The US Federal Deposit Insurance Corporation (FDIC) has filed a lawsuit against a number of European banks in a London court in what could be a pivotal moment in the Libor scandal.

The unusual step comes after a similar suit filed in New York was thrown out of a federal court, after a judge argued the court lacked jurisdiction to pronounce itself on the case.

According to documents filed at the High Court last month, Barclays, Deutsche Bank, UBS, Royal Bank of Scotland and Lloyds Banking Group are among the banks sued by the FDIC, which oversees the winding down of failing banks.

The corporation has also sued the British Bankers' Association (BBA) - now part of industry lobby group UK finance - accusing it of colluding with a number of lenders to carry out the "sustained and material suppression of Libor between August 2007 until at least the end of 2009".

The FDIC said it has brought the lawsuit on behalf of 39 US banks it had to rescue in the wake of the financial crisis, adding the lenders unfairly lost out as the US-dollar denominated variant of LIbor was rigged.

According to separate reports by The Times and the Financial Times, while the corporation has not put a figure to its claim it has stated the banks it represented were worth a combined $440bn and produced a combined turnover of over $114bn by the end of 2007.

Libor, or the London interbank offered rate, serves as a benchmark for trillions of dollars of transactions and is regularly used to set rates for credit cards, loans and mortgages.

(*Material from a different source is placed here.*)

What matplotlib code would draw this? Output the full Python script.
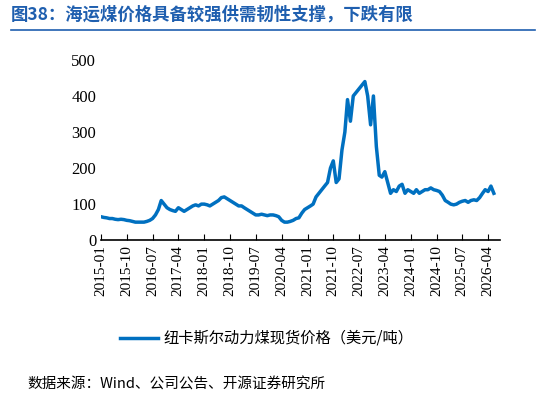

It is assessed on the basis of submissions by banks that sit on the Libor assessment panel.

Investigators in the US, UK and Europe have launched extensive probes into a number of banks to establish whether lenders deliberately manipulated Libor rates for their own profit.

"Each bank defendant had a common financial and profit-based incentive to collude to lowball [US dollar-denominated] Libor submissions and in turn to cause US dollar Libor to be lower than it otherwise would have been," the FDIC claimed.

"A lower US dollar Libor (and prior knowledge of the suppression of the rate) enabled the bank defendants (and any other bank parties to the agreement or concerted behaviour) to adjust their trading positions and profit form downward movements in interest rates and/or from decreased borrowing costs."

Last month, the Financial Conduct Authority (FCA) announced the UK will discontinue using the much maligned interest rate benchmark Libor and introduce a substitute by the end of 2021.

The benchmark, which has been used to price financial contracts since 1986, ranging from personal loans to mortgages worth over $350trn (£266.50trn) has been the subject of much controversy in recent years.

Banks have been fined billions of dollars for trying to manipulate Libor, with at least eight traders jailed for manipulating the benchmark either side of the Atlantic.

Andrew Bailey, chief executive of the FCA, said work must "begin in earnest" on shifting to an alternative index, adding that the end of 2021 would offer ample time to ensure a smooth transition.